There are some concerns, however. Airbnb, which could soon go public, is a legitimate threat to Priceline’s business over the long term. In particular, Priceline’s image doesn’t resonate with the younger crowd the way Airbnb does. And Airbnb is growing like clockwork. Its latest funding round values the company at some $30 billion. Priceline is twice as big, but it has been around for much longer.

Yet, if Airbnb is a threat to the traditional hotel industry, and therefore traditional hotel booking sites, then that threat has yet to materialize. A report from earlier in the year shows that, in a survey of 1,400 travelers, 99% continued to use hotels and 72% said they would use an Airbnb competitor.

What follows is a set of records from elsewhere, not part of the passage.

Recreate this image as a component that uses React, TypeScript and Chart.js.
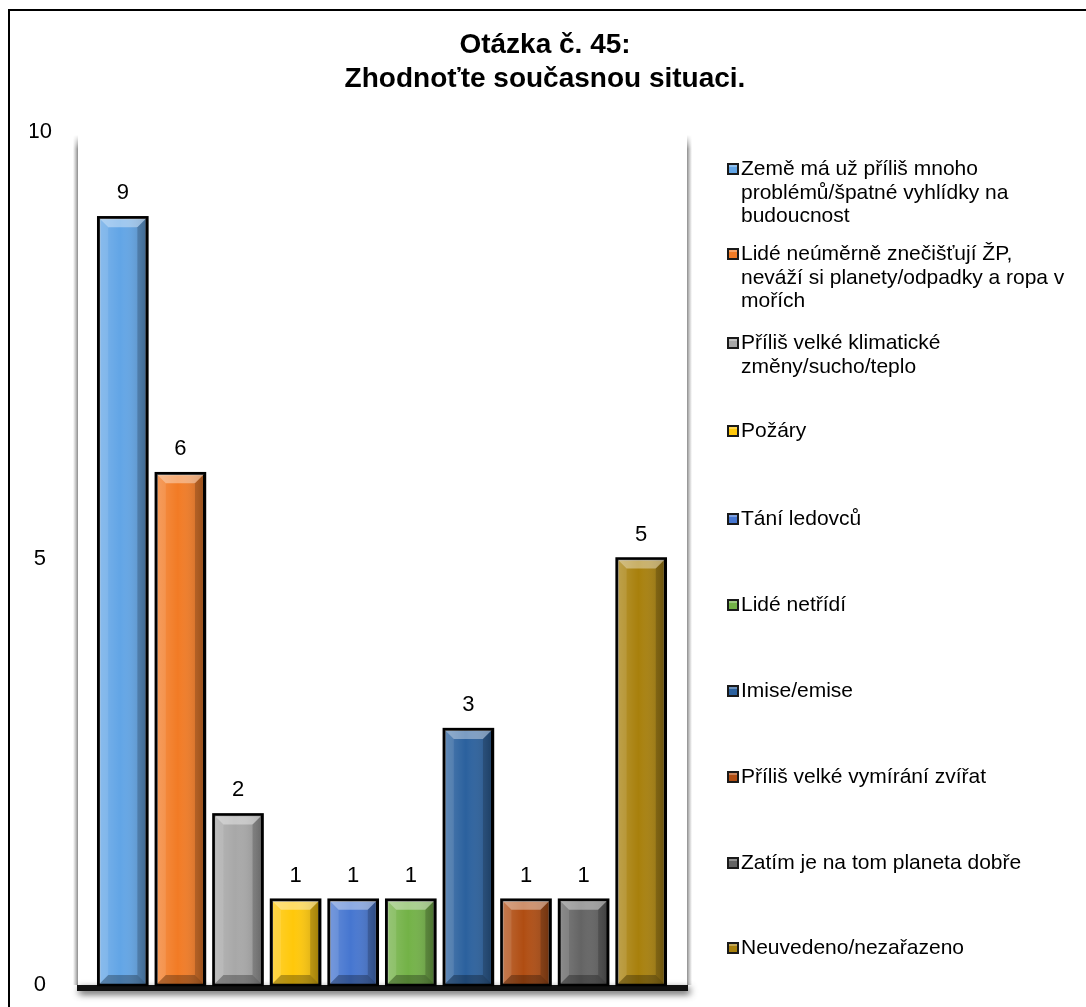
import React, { useEffect, useRef } from 'react';
import { Chart, registerables } from 'chart.js';

Chart.register(...registerables);

const titleLines = ['Otázka č. 45:', 'Zhodnoťte současnou situaci.'];

const categories: string[][] = [
  ['Země má už příliš mnoho', 'problémů/špatné vyhlídky na', 'budoucnost'],
  ['Lidé neúměrně znečišťují ŽP,', 'neváží si planety/odpadky a ropa v', 'mořích'],
  ['Příliš velké klimatické', 'změny/sucho/teplo'],
  ['Požáry'],
  ['Tání ledovců'],
  ['Lidé netřídí'],
  ['Imise/emise'],
  ['Příliš velké vymírání zvířat'],
  ['Zatím je na tom planeta dobře'],
  ['Neuvedeno/nezařazeno'],
];

const values = [9, 6, 2, 1, 1, 1, 3, 1, 1, 5];

const barColors = [
  '#62a5e6',
  '#f27b25',
  '#a8a8a8',
  '#ffc80a',
  '#4676d0',
  '#73b247',
  '#2b619e',
  '#b04d12',
  '#646464',
  '#a8800c',
];

const yTicks = [0, 5, 10];

const legendBaselines = [175, 260, 349, 437, 525, 611, 697, 783, 869, 954];

const FONT = '"Liberation Sans", Arial, sans-serif';

function poly(ctx: CanvasRenderingContext2D, pts: number[][], fill: string | CanvasGradient) {
  ctx.beginPath();
  ctx.moveTo(pts[0][0], pts[0][1]);
  for (let i = 1; i < pts.length; i++) ctx.lineTo(pts[i][0], pts[i][1]);
  ctx.closePath();
  ctx.fillStyle = fill;
  ctx.fill();
}

const backgroundPlugin = {
  id: 'bgWall',
  beforeDraw(chart: any) {
    const ctx: CanvasRenderingContext2D = chart.ctx;
    const { left, right, top, bottom } = chart.chartArea;
    ctx.save();
    ctx.fillStyle = '#ffffff';
    ctx.fillRect(0, 0, chart.width, chart.height);
    ctx.strokeStyle = '#000';
    ctx.lineWidth = 2;
    ctx.strokeRect(9, 10, chart.width + 50, chart.height + 50);

    const wl = left - 17;
    const wr = right + 18;
    const wt = top + 3;
    const wb = bottom;
    const gl = ctx.createLinearGradient(wl - 4, 0, wl + 1, 0);
    gl.addColorStop(0, 'rgba(0,0,0,0)');
    gl.addColorStop(0.6, 'rgba(0,0,0,0.25)');
    gl.addColorStop(1, 'rgba(0,0,0,0.45)');
    ctx.fillStyle = gl;
    ctx.fillRect(wl - 4, wt, 5, wb - wt);
    const gr = ctx.createLinearGradient(wr - 1, 0, wr + 4, 0);
    gr.addColorStop(0, 'rgba(0,0,0,0.45)');
    gr.addColorStop(0.4, 'rgba(0,0,0,0.25)');
    gr.addColorStop(1, 'rgba(0,0,0,0)');
    ctx.fillStyle = gr;
    ctx.fillRect(wr - 1, wt, 5, wb - wt);
    const gt = ctx.createLinearGradient(0, wt, 0, wt + 14);
    gt.addColorStop(0, 'rgba(255,255,255,1)');
    gt.addColorStop(1, 'rgba(255,255,255,0)');
    ctx.fillStyle = gt;
    ctx.fillRect(wl - 5, wt, 7, 14);
    ctx.fillRect(wr - 2, wt, 7, 14);
    ctx.shadowColor = 'rgba(0,0,0,0.7)';
    ctx.shadowBlur = 7;
    ctx.shadowOffsetX = 2;
    ctx.shadowOffsetY = 3;
    ctx.fillStyle = '#111';
    ctx.fillRect(wl, wb, wr - wl, 6);
    ctx.restore();
  },
};

const barDecorPlugin = {
  id: 'barDecor',
  afterDatasetsDraw(chart: any) {
    const ctx: CanvasRenderingContext2D = chart.ctx;
    const meta = chart.getDatasetMeta(0);
    meta.data.forEach((bar: any, i: number) => {
      const { x, y, base, width } = bar.getProps(['x', 'y', 'base', 'width'], true);
      const l = x - width / 2;
      const r = x + width / 2;
      const t = y;
      const b = base;
      const bv = Math.min(10, (b - t) / 3);
      ctx.save();
      const g = ctx.createLinearGradient(l, 0, r, 0);
      g.addColorStop(0, 'rgba(255,255,255,0.18)');
      g.addColorStop(0.45, 'rgba(255,255,255,0.0)');
      g.addColorStop(1, 'rgba(0,0,0,0.25)');
      ctx.fillStyle = g;
      ctx.fillRect(l, t, width, b - t);
      poly(ctx, [[l, t], [r, t], [r - bv, t + bv], [l + bv, t + bv]], 'rgba(255,255,255,0.38)');
      poly(ctx, [[l, t], [l + bv, t + bv], [l + bv, b - bv], [l, b]], 'rgba(255,255,255,0.10)');
      poly(ctx, [[r, t], [r - bv, t + bv], [r - bv, b - bv], [r, b]], 'rgba(0,0,0,0.18)');
      poly(ctx, [[l, b], [l + bv, b - bv], [r - bv, b - bv], [r, b]], 'rgba(0,0,0,0.28)');
      ctx.strokeStyle = '#000';
      ctx.lineWidth = 2.5;
      ctx.strokeRect(l, t, width, b - t);
      ctx.fillStyle = '#000';
      ctx.font = `22px ${FONT}`;
      ctx.textAlign = 'center';
      ctx.textBaseline = 'middle';
      ctx.fillText(String(values[i]), x, t - 24);
      ctx.restore();
    });
  },
};

const textPlugin = {
  id: 'texts',
  afterDraw(chart: any) {
    const ctx: CanvasRenderingContext2D = chart.ctx;
    ctx.save();
    ctx.fillStyle = '#000';
    ctx.font = `bold 28px ${FONT}`;
    ctx.textAlign = 'center';
    ctx.textBaseline = 'middle';
    ctx.fillText(titleLines[0], 545, 45);
    ctx.fillText(titleLines[1], 545, 79);
    ctx.textAlign = 'left';
    ctx.textBaseline = 'alphabetic';
    ctx.font = `21px ${FONT}`;
    categories.forEach((lines, i) => {
      const bl = legendBaselines[i];
      const mx = 727;
      const my = bl - 12;
      ctx.fillStyle = '#1a1a1a';
      ctx.fillRect(mx, my, 12, 12);
      ctx.fillStyle = barColors[i];
      ctx.fillRect(mx + 2, my + 2, 8, 8);
      ctx.fillStyle = 'rgba(255,255,255,0.3)';
      ctx.fillRect(mx + 2, my + 2, 8, 2);
      ctx.fillStyle = '#000';
      lines.forEach((line, k) => {
        ctx.fillText(line, 741, bl + k * 23.5);
      });
    });
    ctx.restore();
  },
};

export default function App() {
  const ref = useRef<HTMLCanvasElement | null>(null);
  useEffect(() => {
    document.body.style.margin = '0';
    const canvas = ref.current;
    if (!canvas) return;
    const chart = new Chart(canvas, {
      type: 'bar',
      data: {
        labels: categories,
        datasets: [
          {
            data: values,
            backgroundColor: barColors,
            borderColor: '#000',
            borderWidth: 2,
            barPercentage: 0.853,
            categoryPercentage: 1,
          },
        ],
      },
      options: {
        responsive: false,
        animation: false,
        events: [],
        layout: { padding: { left: 30, top: 132, right: 416, bottom: 22 } },
        plugins: {
          legend: { display: false },
          title: { display: false },
          tooltip: { enabled: false },
        },
        scales: {
          x: { display: false },
          y: {
            min: 0,
            max: 10,
            afterBuildTicks: (scale: any) => {
              scale.ticks = yTicks.map((v) => ({ value: v }));
            },
            afterFit: (scale: any) => {
              scale.width = 64;
              scale.paddingTop = 0;
              scale.paddingBottom = 0;
            },
            border: { display: false },
            grid: { display: false, drawTicks: false },
            ticks: {
              crossAlign: 'center',
              padding: 42,
              color: '#000',
              font: { family: FONT, size: 22 },
            },
          },
        },
      },
      plugins: [backgroundPlugin, barDecorPlugin, textPlugin],
    });
    return () => chart.destroy();
  }, []);
  return <canvas ref={ref} width={1086} height={1007} style={{ display: 'block' }} />;
}
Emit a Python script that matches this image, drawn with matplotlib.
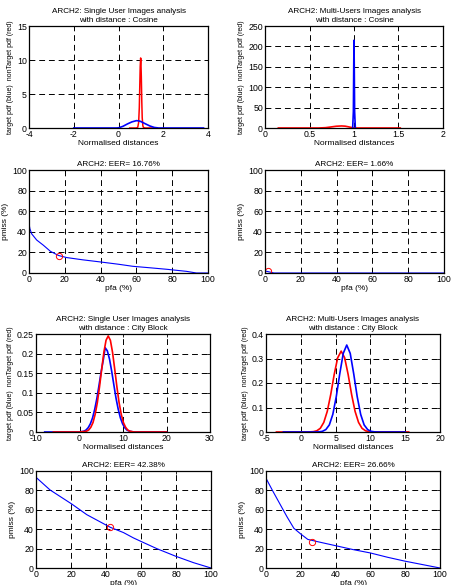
import matplotlib
matplotlib.use('Agg')
import matplotlib.pyplot as plt

plt.rcParams['font.family'] = ['Liberation Sans', 'DejaVu Sans']
plt.rcParams['xtick.direction'] = 'in'
plt.rcParams['ytick.direction'] = 'in'

# ---- panel 1 : single user, cosine
cos1_red_x = [0.5, 0.8, 0.86, 0.9, 0.93, 0.95, 0.97, 0.99, 1.0, 1.02, 1.04, 1.06, 1.09, 1.12, 1.2, 1.5]
cos1_red_y = [0, 0, 0.1, 0.8, 3.0, 6.0, 9.0, 10.3, 10.0, 7.5, 4.0, 1.5, 0.3, 0.05, 0, 0]
cos1_blue_x = [-2, -0.1, 0.0, 0.2, 0.4, 0.6, 0.8, 0.9, 1.0, 1.2, 1.4, 1.6, 1.8, 3.8]
cos1_blue_y = [0, 0, 0.02, 0.25, 0.6, 0.9, 1.08, 1.05, 0.95, 0.62, 0.3, 0.08, 0, 0]

# ---- panel 2 : multi users, cosine
cos2_red_x = [0.15, 0.6, 0.68, 0.74, 0.8, 0.86, 0.9, 0.94, 0.98, 1.0, 1.52]
cos2_red_y = [0, 0, 0.8, 2.5, 4.3, 5.0, 4.5, 2.8, 0.8, 0, 0]
cos2_blue_x = [0.985, 0.993, 0.997, 1.0, 1.003, 1.007, 1.015]
cos2_blue_y = [0, 40, 150, 215, 150, 40, 0]

# ---- panel 3 / 4 : DET, cosine
det1_pfa = [0, 0, 0.5, 1.5, 4.3, 8, 12, 16.5, 21, 30, 40, 50, 58, 68, 77, 88, 93.5, 100]
det1_pmiss = [100, 48, 43, 38, 32, 27, 21, 17, 15, 12.8, 10.7, 8.5, 6.5, 5.0, 3.6, 1.6, 0, 0]
eer1 = 16.76
det2_pfa = [0, 0, 1, 2, 3, 5, 100]
det2_pmiss = [100, 2, 1.6, 1.2, 0.8, 0, 0]
eer2 = 1.66

# ---- panel 5 : single user, city block
cb1_blue_x = [-8, 0, 1.0, 1.5, 2.0, 2.5, 3.0, 3.5, 4.0, 4.5, 5.0, 5.5, 5.9, 6.4, 6.9, 7.4, 7.9, 8.4,
              8.9, 9.4, 9.9, 10.4, 10.9, 11.5, 12.5, 20]
cb1_blue_y = [0, 0, 0.002, 0.005, 0.011, 0.021, 0.036, 0.058, 0.086, 0.12, 0.155, 0.186, 0.215, 0.207,
              0.186, 0.155, 0.12, 0.086, 0.058, 0.036, 0.021, 0.011, 0.005, 0.002, 0, 0]
cb1_red_x = [-6, 0, 1.6, 2.1, 2.6, 3.1, 3.6, 4.1, 4.6, 5.1, 5.6, 6.1, 6.6, 7.1, 7.6, 8.1, 8.6, 9.1,
             9.6, 10.1, 10.6, 11.1, 11.6, 12.5, 20]
cb1_red_y = [0, 0, 0.002, 0.005, 0.012, 0.024, 0.045, 0.075, 0.115, 0.16, 0.203, 0.234, 0.245, 0.234,
             0.203, 0.16, 0.115, 0.075, 0.045, 0.024, 0.012, 0.005, 0.002, 0, 0]
det3_pfa = [0, 8, 20.4, 29, 42.4, 50, 55.7, 60, 69, 80, 90, 100]
det3_pmiss = [93.5, 80.5, 66, 55, 42, 36.5, 31, 27.4, 20, 12, 5.5, 0]
eer3 = 42.38

# ---- panel 6 : multi users, city block
cb2_red_x = [-3.5, 1.0, 1.8, 2.3, 2.8, 3.3, 3.8, 4.3, 4.8, 5.3, 5.8, 6.3, 6.8, 7.3, 7.8, 8.3, 8.8, 9.3,
             9.8, 10.6, 15.5]
cb2_red_y = [0, 0, 0.0014, 0.005, 0.015, 0.039, 0.084, 0.153, 0.235, 0.303, 0.33, 0.303, 0.235, 0.153,
             0.084, 0.039, 0.015, 0.005, 0.0014, 0, 0]
cb2_blue_x = [-2.5, 2.0, 2.6, 3.1, 3.6, 4.1, 4.6, 5.1, 5.6, 6.1, 6.6, 7.1, 7.6, 8.1, 8.6, 9.1, 9.6, 10.1,
              10.6, 11.3, 15]
cb2_blue_y = [0, 0, 0.0006, 0.0027, 0.010, 0.029, 0.072, 0.145, 0.238, 0.321, 0.355, 0.321, 0.238, 0.145,
              0.072, 0.029, 0.010, 0.0027, 0.0006, 0, 0]
det4_pfa = [0, 4, 8, 12, 16, 20, 24, 30, 40, 50, 60, 70, 80, 90, 100]
det4_pmiss = [92.5, 79, 66, 53, 41, 35, 29.5, 27, 23, 19, 15.5, 11, 7, 3.5, 0]
eer4 = 26.66

W, H = 451, 585
fig = plt.figure(figsize=(W / 100, H / 100), dpi=100)


def make_ax(x0, x1, y0, y1):
    ax = fig.add_axes([x0 / W, 1 - y1 / H, (x1 - x0) / W, (y1 - y0) / H])
    ax.tick_params(labelsize=6.3, length=2, width=0.6, top=True, right=True, pad=1.5)
    for s in ax.spines.values():
        s.set_linewidth(0.9)
    ax.grid(True, color='black', linewidth=0.7, dashes=(6, 4))
    ax.set_axisbelow(True)
    return ax


def pdf_panel(ax, title, xlim, xticks, xtl, ylim, yticks, ytl):
    ax.set_xlim(xlim)
    ax.set_ylim(ylim)
    ax.set_xticks(xticks)
    ax.set_xticklabels(xtl)
    ax.set_yticks(yticks)
    ax.set_yticklabels(ytl)
    ax.set_title(title, fontsize=5.9, pad=3, linespacing=1.3)
    ax.set_xlabel('Normalised distances', fontsize=6, labelpad=1)
    ax.set_ylabel('target pdf (blue)  nonTarget pdf (red)', fontsize=5.0, labelpad=2)


def det_panel(ax, title, pfa, pmiss, eer):
    ax.plot(pfa, pmiss, color='blue', linewidth=0.8)
    ax.plot([eer], [eer], 'o', markerfacecolor='none', markeredgecolor='red', markersize=4.5, markeredgewidth=0.7)
    ax.set_xlim(0, 100)
    ax.set_ylim(0, 100)
    ax.set_xticks(range(0, 101, 20))
    ax.set_yticks(range(0, 101, 20))
    ax.set_title(title, fontsize=5.9, pad=3)
    ax.set_xlabel('pfa (%)', fontsize=6, labelpad=1)
    ax.set_ylabel('pmiss (%)', fontsize=6, labelpad=2)


# panel 1
ax = make_ax(29, 208, 26, 128)
ax.plot(cos1_red_x, cos1_red_y, color='red', linewidth=1.1)
ax.plot(cos1_blue_x, cos1_blue_y, color='blue', linewidth=1.2)
pdf_panel(ax, 'ARCH2: Single User Images analysis\nwith distance : Cosine',
          (-4, 4), [-4, -2, 0, 2, 4], ['-4', '-2', '0', '2', '4'],
          (0, 15), [0, 5, 10, 15], ['0', '5', '10', '15'])

# panel 2
ax = make_ax(265, 443, 26, 128)
ax.plot(cos2_red_x, cos2_red_y, color='red', linewidth=1.2)
ax.plot(cos2_blue_x, cos2_blue_y, color='blue', linewidth=1.2)
pdf_panel(ax, 'ARCH2: Multi-Users Images analysis\nwith distance : Cosine',
          (0, 2), [0, 0.5, 1, 1.5, 2], ['0', '0.5', '1', '1.5', '2'],
          (0, 250), [0, 50, 100, 150, 200, 250], ['0', '50', '100', '150', '200', '250'])

# panel 3, 4
det_panel(make_ax(29, 208, 170, 273), 'ARCH2: EER= 16.76%', det1_pfa, det1_pmiss, eer1)
det_panel(make_ax(265, 444, 170, 273), 'ARCH2: EER= 1.66%', det2_pfa, det2_pmiss, eer2)

# panel 5
ax = make_ax(36, 210, 334, 432)
ax.plot(cb1_blue_x, cb1_blue_y, color='blue', linewidth=1.2)
ax.plot(cb1_red_x, cb1_red_y, color='red', linewidth=1.2)
pdf_panel(ax, 'ARCH2: Single User Images analysis\nwith distance : City Block',
          (-10, 30), [-10, 0, 10, 20, 30], ['-10', '0', '10', '20', '30'],
          (0, 0.25), [0, 0.05, 0.1, 0.15, 0.2, 0.25], ['0', '0.05', '0.1', '0.15', '0.2', '0.25'])

# panel 6
ax = make_ax(266, 440, 334, 432)
ax.plot(cb2_red_x, cb2_red_y, color='red', linewidth=1.2)
ax.plot(cb2_blue_x, cb2_blue_y, color='blue', linewidth=1.2)
pdf_panel(ax, 'ARCH2: Multi-Users Images analysis\nwith distance : City Block',
          (-5, 20), [-5, 0, 5, 10, 15, 20], ['-5', '0', '5', '10', '15', '20'],
          (0, 0.4), [0, 0.1, 0.2, 0.3, 0.4], ['0', '0.1', '0.2', '0.3', '0.4'])

# panel 7, 8
det_panel(make_ax(36, 211, 471, 568), 'ARCH2: EER= 42.38%', det3_pfa, det3_pmiss, eer3)
det_panel(make_ax(266, 440, 471, 568), 'ARCH2: EER= 26.66%', det4_pfa, det4_pmiss, eer4)

fig.savefig('out.png', dpi=100)
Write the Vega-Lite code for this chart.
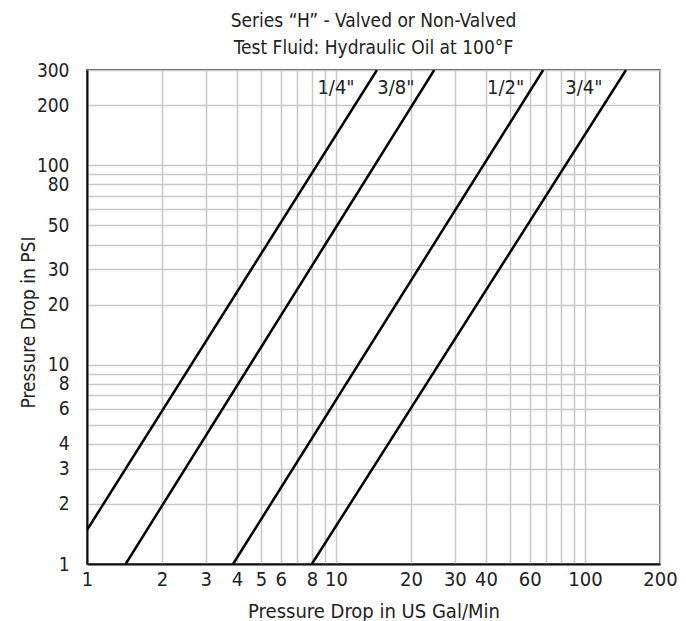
{
  "$schema": "https://vega.github.io/schema/vega-lite/v6.json",
  "width": 573,
  "height": 494,
  "autosize": "none",
  "padding": {"left": 87, "top": 70, "right": 26, "bottom": 57},
  "config": {
    "font": "DejaVu Sans Condensed, Liberation Sans, sans-serif",
    "view": {"stroke": "#222", "strokeWidth": 1.5}
  },
  "title": {
    "text": ["Series “H” - Valved or Non-Valved", "Test Fluid: Hydraulic Oil at 100°F"],
    "fontSize": 19,
    "fontWeight": "normal",
    "color": "#222",
    "anchor": "middle",
    "lineHeight": 27,
    "offset": 3
  },
  "datasets": {
    "curves": [
      {"size": "1/4\"", "gpm": 1, "psi": 1.48},
      {"size": "1/4\"", "gpm": 14.6, "psi": 300},
      {"size": "3/8\"", "gpm": 1.43, "psi": 1},
      {"size": "3/8\"", "gpm": 24.8, "psi": 300},
      {"size": "1/2\"", "gpm": 3.86, "psi": 1},
      {"size": "1/2\"", "gpm": 67.9, "psi": 300},
      {"size": "3/4\"", "gpm": 8, "psi": 1},
      {"size": "3/4\"", "gpm": 146, "psi": 300}
    ],
    "labels": [
      {"size": "1/4\"", "gpm": 10, "psi": 244},
      {"size": "3/8\"", "gpm": 17.4, "psi": 244},
      {"size": "1/2\"", "gpm": 48, "psi": 244},
      {"size": "3/4\"", "gpm": 99, "psi": 244}
    ]
  },
  "encoding": {
    "x": {
      "field": "gpm",
      "type": "quantitative",
      "scale": {"type": "log", "domain": [1, 200], "nice": false},
      "axis": {
        "title": "Pressure Drop in US Gal/Min",
        "values": [1,2,3,4,5,6,7,8,9,10,20,30,40,50,60,70,80,90,100,200],
        "format": "d",
        "labelExpr": "indexof([1,2,3,4,5,6,8,10,20,30,40,60,100,200], datum.value) >= 0 ? datum.label : ''",
        "labelFontSize": 20,
        "labelColor": "#222",
        "labelPadding": 5,
        "labelFlush": false,
        "labelOverlap": false,
        "ticks": false,
        "domainColor": "#111",
        "domainWidth": 2,
        "grid": true,
        "gridColor": "#c8c8c8",
        "gridWidth": 1.5,
        "titleFontSize": 20,
        "titleFontWeight": "normal",
        "titleColor": "#222",
        "titleBaseline": "alphabetic",
        "titleY": 53
      }
    },
    "y": {
      "field": "psi",
      "type": "quantitative",
      "scale": {"type": "log", "domain": [1, 300], "nice": false},
      "axis": {
        "title": "Pressure Drop in PSI",
        "values": [1,2,3,4,5,6,7,8,9,10,20,30,40,50,60,70,80,90,100,200,300],
        "format": "d",
        "labelExpr": "indexof([1,2,3,4,6,8,10,20,30,50,80,100,200,300], datum.value) >= 0 ? datum.label : ''",
        "labelFontSize": 19,
        "labelColor": "#222",
        "labelPadding": 18,
        "labelFlush": false,
        "labelOverlap": false,
        "ticks": false,
        "domainColor": "#111",
        "domainWidth": 2,
        "grid": true,
        "gridColor": "#c8c8c8",
        "gridWidth": 1.5,
        "titleFontSize": 19,
        "titleFontWeight": "normal",
        "titleColor": "#222",
        "titleX": -53,
        "titleY": 252,
        "titleAngle": -90,
        "titleAlign": "center",
        "titleBaseline": "alphabetic"
      }
    }
  },
  "layer": [
    {
      "data": {"name": "curves"},
      "mark": {"type": "line", "color": "#000", "strokeWidth": 2.5, "clip": true},
      "encoding": {"detail": {"field": "size"}}
    },
    {
      "data": {"name": "labels"},
      "mark": {"type": "text", "fontSize": 20, "color": "#222", "align": "center", "baseline": "middle"},
      "encoding": {"text": {"field": "size"}}
    }
  ]
}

The biggest threat, however, comes from the industry itself. As Priceline founder, Jay Walker, recently stated, the booking industry is a dinosaur:

“This is really the end of the age of automation; [online travel booking sites are] a Model T Ford with a Ferrari engine. There’s no question that the phone and mobile changes everything, then you add augmented reality, artificial intelligence, and big data … this version of online travel is going to seem like a dial phone. What’s different now is that the compounding growth rate has caught up.”

Priceline will need to innovate if it hopes to continue leading the booking industry and live up to its long-term growth rates. And it knows that. But if it can effectively do so — and before other competitors can — those already impressive growth rates could actually be on the conservative side.

As of this writing, John Kilhefner did not hold a position in any of the aforementioned securities.